(begin)

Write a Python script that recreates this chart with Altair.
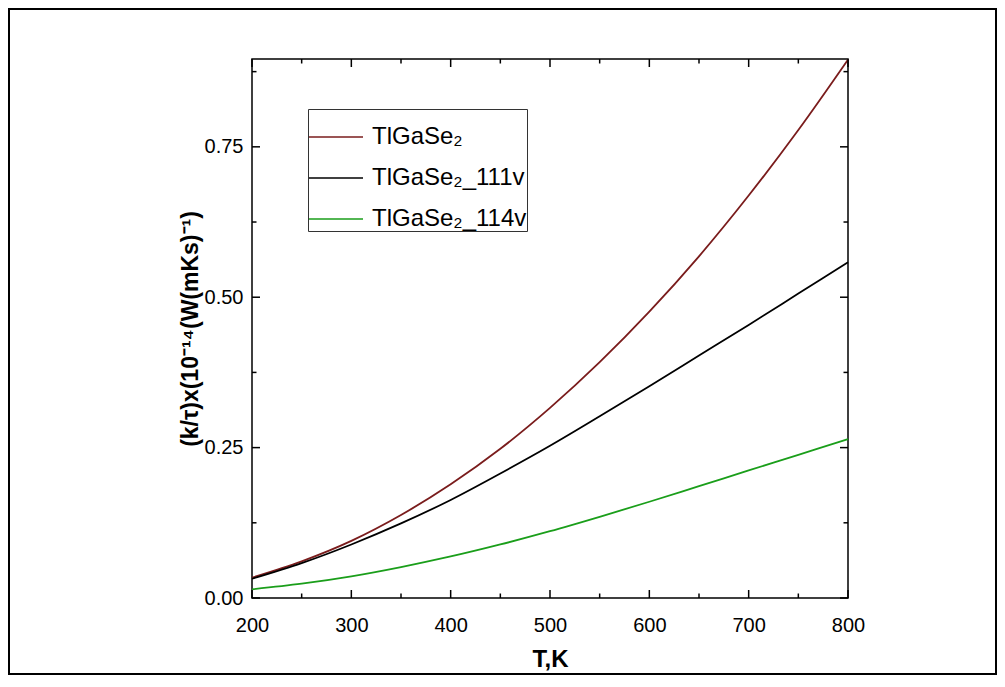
import altair as alt
import pandas as pd

# ---- data ----
T = [200, 250, 300, 350, 400, 450, 500, 550, 600, 650, 700, 750, 800]
red_vals = [0.034, 0.061, 0.095, 0.138, 0.189, 0.248, 0.316, 0.392, 0.476, 0.568, 0.669, 0.778, 0.895]
black_vals = [0.032, 0.058, 0.089, 0.124, 0.163, 0.207, 0.253, 0.302, 0.352, 0.403, 0.454, 0.506, 0.558]
green_vals = [0.0145, 0.0238, 0.036, 0.0514, 0.069, 0.089, 0.111, 0.135, 0.160, 0.186, 0.212, 0.238, 0.264]
names = ["TlGaSe₂", "TlGaSe₂_111v", "TlGaSe₂_114v"]
colors = ["#7a1c1c", "#000000", "#1a9e1a"]

x_major = [200, 300, 400, 500, 600, 700, 800]
x_minor = [250, 350, 450, 550, 650, 750]
y_major = [0.0, 0.25, 0.5, 0.75]
y_minor = [0.125, 0.375, 0.625, 0.875]

x_title = "T,K"
y_title = "(k/τ)x(10⁻¹⁴(W(mKs)⁻¹)"

W, H = 596, 539
PAD_L, PAD_T = 244, 51
SVG_W, SVG_H = 989, 667
FONT = "Liberation Sans"

rows = []
for name, vals in zip(names, [red_vals, black_vals, green_vals]):
    for t, v in zip(T, vals):
        rows.append({"T": t, "v": v, "series": name})
df = pd.DataFrame(rows)

xs = alt.Scale(domain=[200, 800], nice=False, zero=False)
ys = alt.Scale(domain=[0, 0.896], nice=False, zero=True)

lines = alt.Chart(df).mark_line(strokeWidth=1.8, interpolate="monotone").encode(
    x=alt.X("T:Q", scale=xs, title=x_title,
            axis=alt.Axis(values=x_major, format="d", labelPadding=17,
                          labelFlush=False, titlePadding=12)),
    y=alt.Y("v:Q", scale=ys, title=y_title,
            axis=alt.Axis(values=y_major, format=".2f", labelPadding=9,
                          labelFlush=False, titlePadding=2)),
    color=alt.Color("series:N", sort=names,
                    scale=alt.Scale(domain=names, range=colors),
                    legend=alt.Legend(title=None, orient="none", legendX=56, legendY=50,
                                      symbolType="stroke", symbolSize=2916,
                                      symbolStrokeWidth=1.5, labelFontSize=24,
                                      labelFont=FONT, labelColor="black",
                                      labelOffset=8, strokeColor="#333333",
                                      padding=0, rowPadding=1)),
)

def xticks(vals, length):
    d = pd.DataFrame({"T": vals})
    bottom = alt.Chart(d).mark_rule(color="black", strokeWidth=1.5).encode(
        x=alt.X("T:Q", scale=xs), y=alt.value(H), y2=alt.value(H - length))
    top = alt.Chart(d).mark_rule(color="black", strokeWidth=1.5).encode(
        x=alt.X("T:Q", scale=xs), y=alt.value(0), y2=alt.value(length))
    return [bottom, top]

def yticks(vals, length):
    d = pd.DataFrame({"v": vals})
    left = alt.Chart(d).mark_rule(color="black", strokeWidth=1.5).encode(
        y=alt.Y("v:Q", scale=ys), x=alt.value(0), x2=alt.value(length))
    right = alt.Chart(d).mark_rule(color="black", strokeWidth=1.5).encode(
        y=alt.Y("v:Q", scale=ys), x=alt.value(W), x2=alt.value(W - length))
    return [left, right]

frame = alt.Chart(pd.DataFrame({"a": [0]})).mark_rect(
    fillOpacity=0, stroke="black", strokeWidth=2).encode(
    x=alt.value(1 - PAD_L), x2=alt.value(SVG_W - PAD_L - 1),
    y=alt.value(1 - PAD_T), y2=alt.value(SVG_H - PAD_T - 1))

layers = [frame, lines] + xticks(x_major, 8) + xticks(x_minor, 4.5) + yticks(y_major, 8) + yticks(y_minor, 4.5)

chart = alt.layer(*layers).properties(
    width=W, height=H,
    autosize=alt.AutoSizeParams(type="none"),
    padding={"left": PAD_L, "top": PAD_T, "right": SVG_W - PAD_L - W, "bottom": SVG_H - PAD_T - H},
).configure_view(stroke="black", strokeWidth=1.5).configure_axis(
    domain=False, ticks=False, grid=False,
    labelFont=FONT, labelFontSize=20, labelColor="black",
    titleFont=FONT, titleFontWeight="bold", titleColor="black",
).configure_axisX(titleFontSize=24).configure_axisY(titleFontSize=23)

chart.save("out.html", embed_options={"renderer": "svg", "actions": False})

(end)

* _YOUR INSTRUCTIONS_:
In the data above, please extract the lines from the first one through the line with "import pandas as pd", exactly, and keep pictures out.

* _OUTPUT BELOW_:
Write a Python script that recreates this chart with Altair.
import altair as alt
import pandas as pd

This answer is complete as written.